Katholische Kirche soll sich mit Luther befassen

Nach Überzeugung des höchsten katholischen Laiengremiums darf eine "Ökumene der Zukunft" weder fragen, wer Recht hat, noch wer gewinnt. Schon gar nicht dürfe sie mit Machtfragen verquickt werden, denn zur Wahrheit bekenne sich der Mensch in Freiheit. Auch könne die ökumenische Suche nach dem wahren Kirchesein "nicht mit einer fertigen Antworten beginnen". Vielmehr müsse darum gerungen werden, aus der überlieferten Wahrheit zu neuen Einsichten zu kommen, "um unsere gemeinsame Zukunft im Auftrag des Herrn zu gestalten." Und so laute die eigentliche Frage: "Was ist nötig um der Menschen willen? Wo brauchen sie in den Nöten unserer Zeit die frohe Botschaft des Evangeliums?"

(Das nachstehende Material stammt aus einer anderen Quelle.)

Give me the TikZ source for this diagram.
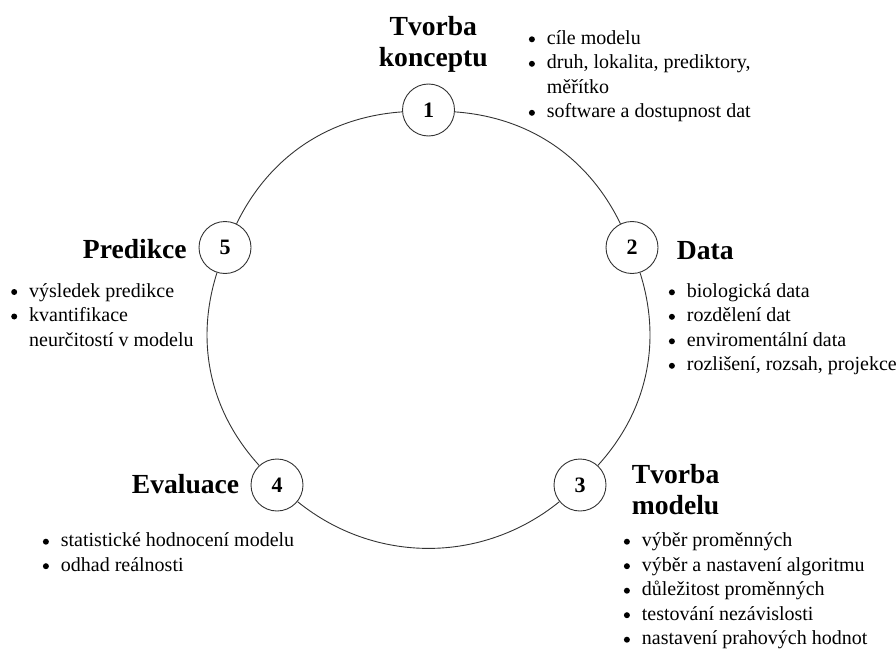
\documentclass[tikz,border=0pt]{standalone}
\usepackage{fontspec}
\setmainfont{Liberation Serif}
\newcommand{\bdot}{\hbox to 6.6pt{\hss\tikz[baseline=-5pt]\fill (0,0) circle (3pt);\hss}}
\newcommand{\blist}[1]{\begin{tabular}[t]{@{}l@{\hspace{11.7pt}}l@{}}#1\end{tabular}}
\newcommand{\tlines}[2]{\begin{tabular}[t]{@{}#1@{}}#2\end{tabular}}
\begin{document}
\begin{tikzpicture}[x=1pt,y=-1pt,
  stepnode/.style={circle, draw=black!80, line width=0.9pt, fill=white, minimum size=52pt, inner sep=0pt, font=\fontsize{22}{22}\selectfont\bfseries},
  link/.style={draw=black!80, line width=0.9pt},
  titletext/.style={inner sep=0pt, font=\fontsize{27.6}{31}\selectfont\bfseries},
  listtext/.style={inner sep=0pt, font=\fontsize{20}{24.5}\selectfont, anchor=base west}
]
\useasboundingbox (0,0) rectangle (896,650);

% step nodes
\node[stepnode] (n1) at (428.5,110) {1};
\node[stepnode] (n2) at (632,247.5) {2};
\node[stepnode] (n3) at (580,485) {3};
\node[stepnode] (n4) at (277,485) {4};
\node[stepnode] (n5) at (225,247.5) {5};

% cycle arcs
\draw[link] (n1) to[bend left=30, looseness=0.95] (n2);
\draw[link] (n2) to[bend left=30, looseness=0.95] (n3);
\draw[link] (n3) to[bend left=39, looseness=0.97] (n4);
\draw[link] (n4) to[bend left=30, looseness=0.95] (n5);
\draw[link] (n5) to[bend left=30, looseness=0.95] (n1);

% titles
\node[titletext, anchor=base] (t1) at (433.3,36) {\tlines{c}{Tvorba\\konceptu}};
\node[titletext, anchor=base west] (t2) at (676.7,259.3) {Data};
\node[titletext, anchor=base west] (t3) at (631.7,483.3) {\tlines{l}{Tvorba\\modelu}};
\node[titletext, anchor=base west] (t4) at (131.7,493.3) {Evaluace};
\node[titletext, anchor=base west] (t5) at (82.7,258.5) {Predikce};

% bullet lists
\node[listtext] (l1) at (528.4,44.3) {\blist{%
  \bdot & cíle modelu\\
  \bdot & druh, lokalita, prediktory,\\
   & měřítko\\
  \bdot & software a dostupnost dat}};
\node[listtext] (l2) at (668.4,297.3) {\blist{%
  \bdot & biologická data\\
  \bdot & rozdělení dat\\
  \bdot & enviromentální data\\
  \bdot & rozlišení, rozsah, projekce}};
\node[listtext] (l3) at (623.4,546.7) {\blist{%
  \bdot & výběr proměnných\\
  \bdot & výběr a nastavení algoritmu\\
  \bdot & důležitost proměnných\\
  \bdot & testování nezávislosti\\
  \bdot & nastavení prahových hodnot}};
\node[listtext] (l4) at (42.4,546.7) {\blist{%
  \bdot & statistické hodnocení modelu\\
  \bdot & odhad reálnosti}};
\node[listtext] (l5) at (10.7,297) {\blist{%
  \bdot & výsledek predikce\\
  \bdot & kvantifikace\\
   & neurčitostí v modelu}};
\end{tikzpicture}
\end{document}
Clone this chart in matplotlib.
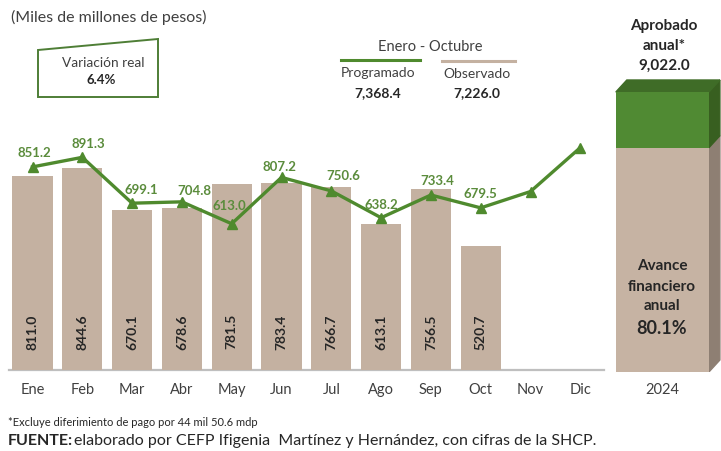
import matplotlib
matplotlib.use("Agg")
import matplotlib.pyplot as plt
from matplotlib.patches import Polygon
from matplotlib.lines import Line2D

plt.rcParams['font.family'] = ['Lato', 'DejaVu Sans']

# ---------------- data ----------------
months = ["Ene", "Feb", "Mar", "Abr", "May", "Jun", "Jul", "Ago", "Sep", "Oct", "Nov", "Dic"]
observado = [811.0, 844.6, 670.1, 678.6, 781.5, 783.4, 766.7, 613.1, 756.5, 520.7]
programado = [851.2, 891.3, 699.1, 704.8, 613.0, 807.2, 750.6, 638.2, 733.4, 679.5, 748.0, 932.0]
prog_labels = ["851.2", "891.3", "699.1", "704.8", "613.0", "807.2", "750.6", "638.2", "733.4", "679.5"]
aprobado_anual = 9022.0
observado_total = 7226.0
programado_total = 7368.4
year_label = "2024"

W, H = 721, 451
fig = plt.figure(figsize=(W / 100, H / 100), dpi=100)
fig.patch.set_facecolor("white")

def fx(x):
    return x / W

def fy(y):
    return 1 - y / H

TAN = "#C4B1A1"
GREEN = "#4F8A2E"
LGREEN = "#5B8C3C"
DARK = "#262626"

# ---------------- main axes ----------------
base_px = 370
scale = 0.2386  # px per unit
ylim_top = 1200
ax_h = ylim_top * scale
left_px = 7.6
right_px = 605.2
ax = fig.add_axes([fx(left_px), fy(base_px), (right_px - left_px) / W, ax_h / H])
ax.set_xlim(-0.5, 11.5)
ax.set_ylim(0, ylim_top)
ax.axis("off")
ax.patch.set_alpha(0)

xs = list(range(len(months)))
ax.bar(xs[:len(observado)], observado, width=0.81, color=TAN, zorder=2)
ax.plot([-0.48, 11.48], [0, 0], color="#BFBFBF", lw=1.6, zorder=1, clip_on=False)

for i, v in enumerate(observado):
    ax.text(i, 160, f"{v:.1f}", rotation=90, ha="center", va="center",
            fontsize=10, fontweight="bold", color=DARK, zorder=4)

ax.plot(xs, programado, color=GREEN, lw=2.4, marker="^", markersize=7.5,
        markerfacecolor=GREEN, markeredgecolor=GREEN, zorder=3, clip_on=False)

label_off = [(2, 14), (6, 13), (9, 13), (12, 11), (-2, 18), (-2, 10), (12, 15), (0, 13), (6, 14), (0, 14)]
for i, (lab, (dx, dy)) in enumerate(zip(prog_labels, label_off)):
    ax.annotate(lab, (i, programado[i]), xytext=(dx, dy), textcoords="offset pixels",
                ha="center", va="center", fontsize=9.5, fontweight="bold",
                color=LGREEN, zorder=5)

for i, m in enumerate(months):
    ax.text(i, -20 / scale, m, ha="center", va="center", fontsize=10.5, color="#404040")

# ---------------- right 3D column ----------------
col_base = 372
col_top = 92
col_scale = (col_base - col_top) / aprobado_anual
ax2_top_px = 40
ax2 = fig.add_axes([fx(600), fy(col_base), 121 / W, (col_base - ax2_top_px) / H])
ax2.set_xlim(-0.67, 0.63)
ax2.set_ylim(0, (col_base - ax2_top_px) / col_scale)
ax2.axis("off")
ax2.patch.set_alpha(0)

xpx = 121 / 1.3
ddx = 11 / xpx
ddy = 12 / col_scale
resto = aprobado_anual - observado_total
ax2.bar([0], [observado_total], width=1.0, color="#C6B3A3", zorder=2)
ax2.bar([0], [resto], bottom=[observado_total], width=1.0, color="#508A33", zorder=2)
ax2.add_patch(Polygon([(0.5, 0), (0.5 + ddx, ddy), (0.5 + ddx, observado_total + ddy),
                       (0.5, observado_total)], closed=True, color="#8E7F73", zorder=1))
ax2.add_patch(Polygon([(0.5, observado_total), (0.5 + ddx, observado_total + ddy),
                       (0.5 + ddx, aprobado_anual + ddy), (0.5, aprobado_anual)],
                      closed=True, color="#385F20", zorder=1))
ax2.add_patch(Polygon([(-0.5, aprobado_anual), (-0.5 + ddx, aprobado_anual + ddy),
                       (0.5 + ddx, aprobado_anual + ddy), (0.5, aprobado_anual)],
                      closed=True, color="#3F6C27", zorder=1))

fig.text(fx(662), fy(390), year_label, ha="center", va="center", fontsize=10.5, color="#404040")
for txt, y, fs in [("Avance", 266, 11), ("financiero", 287, 11), ("anual", 306, 11), ("80.1%", 328, 13)]:
    fig.text(fx(662), fy(y), txt, ha="center", va="center", fontsize=fs, fontweight="bold", color=DARK)
for txt, y in [("Aprobado", 26), ("anual*", 46), (f"{aprobado_anual:,.1f}", 66)]:
    fig.text(fx(664), fy(y), txt, ha="center", va="center", fontsize=11, fontweight="bold", color=DARK)

# ---------------- annotations ----------------
fig.text(fx(11), fy(17), "(Miles de millones de pesos)", ha="left", va="center", fontsize=11.5, color="#404040")

box = Polygon([(fx(38), fy(50)), (fx(158), fy(39)), (fx(158), fy(97)), (fx(38), fy(97))],
              closed=True, fill=False, edgecolor="#4E7E36", lw=1.4, transform=fig.transFigure)
fig.patches.append(box)
fig.text(fx(103), fy(63), "Variación real", ha="center", va="center", fontsize=9.8, color="#404040")
fig.text(fx(101), fy(80), "6.4%", ha="center", va="center", fontsize=9.5, fontweight="bold", color=DARK)

fig.text(fx(430), fy(47), "Enero - Octubre", ha="center", va="center", fontsize=10.5, color="#404040")
fig.lines.append(Line2D([fx(341), fx(420)], [fy(60), fy(60)], color=GREEN, lw=2.2, transform=fig.transFigure))
fig.lines.append(Line2D([fx(442), fx(515)], [fy(61), fy(61)], color=TAN, lw=2.2, transform=fig.transFigure))
fig.text(fx(378), fy(73), "Programado", ha="center", va="center", fontsize=10, color="#404040")
fig.text(fx(378), fy(93), f"{programado_total:,.1f}", ha="center", va="center", fontsize=10, fontweight="bold", color=DARK)
fig.text(fx(477), fy(74), "Observado", ha="center", va="center", fontsize=10, color="#404040")
fig.text(fx(477), fy(93), f"{observado_total:,.1f}", ha="center", va="center", fontsize=10, fontweight="bold", color=DARK)

fig.text(fx(8), fy(422), "*Excluye diferimiento de pago por 44 mil 50.6 mdp", ha="left", va="center",
         fontsize=8, color="#262626")
fig.text(fx(8), fy(441), "FUENTE:", ha="left", va="center", fontsize=11.5, fontweight="bold", color="#262626")
fig.text(fx(74), fy(441), "elaborado por CEFP Ifigenia  Martínez y Hernández, con cifras de la SHCP.",
         ha="left", va="center", fontsize=11.5, color="#262626")

fig.savefig("out.png", dpi=100, facecolor="white")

Im Blick auf das 500jährige Jubiläum der Reformation 2017 fordert das ZdK ferner von der katholischen Kirche "die ernsthafte und ehrliche Neubewertung der Reformation und der Person Martin Luthers mutig fortzuführen." Aber auch hier zeigt sich bereits ein Unterschied zum für die Ökumene in der Deutschen Bischofskonferenz zuständigen Regensburger Diözesanbischof Gebhard Müller, der sich vor allem mit der Person Luthers auseinandersetzen will, da dieser große Theologe ja nicht die Kirchenspaltung gewollt habe. Übrigens: ZdK-Präsident Alois Glück macht in Erfurt keinen Hehl daraus, dass er nach Berlin 2003 und München 2010 für einen 3. Ökumenischen Kirchentag ist.

Das ZdK-Papier über die Ökumene der Zukunft hat es verdient, in der evangelischen Kirche ausführlich diskutiert zu werden. Vor allem aber verdient es ihre volle Unterstützung.


K. Rüdiger Durth ist freier Autor und langjähriger Beobachter des politischen und kirchlichen Geschehens.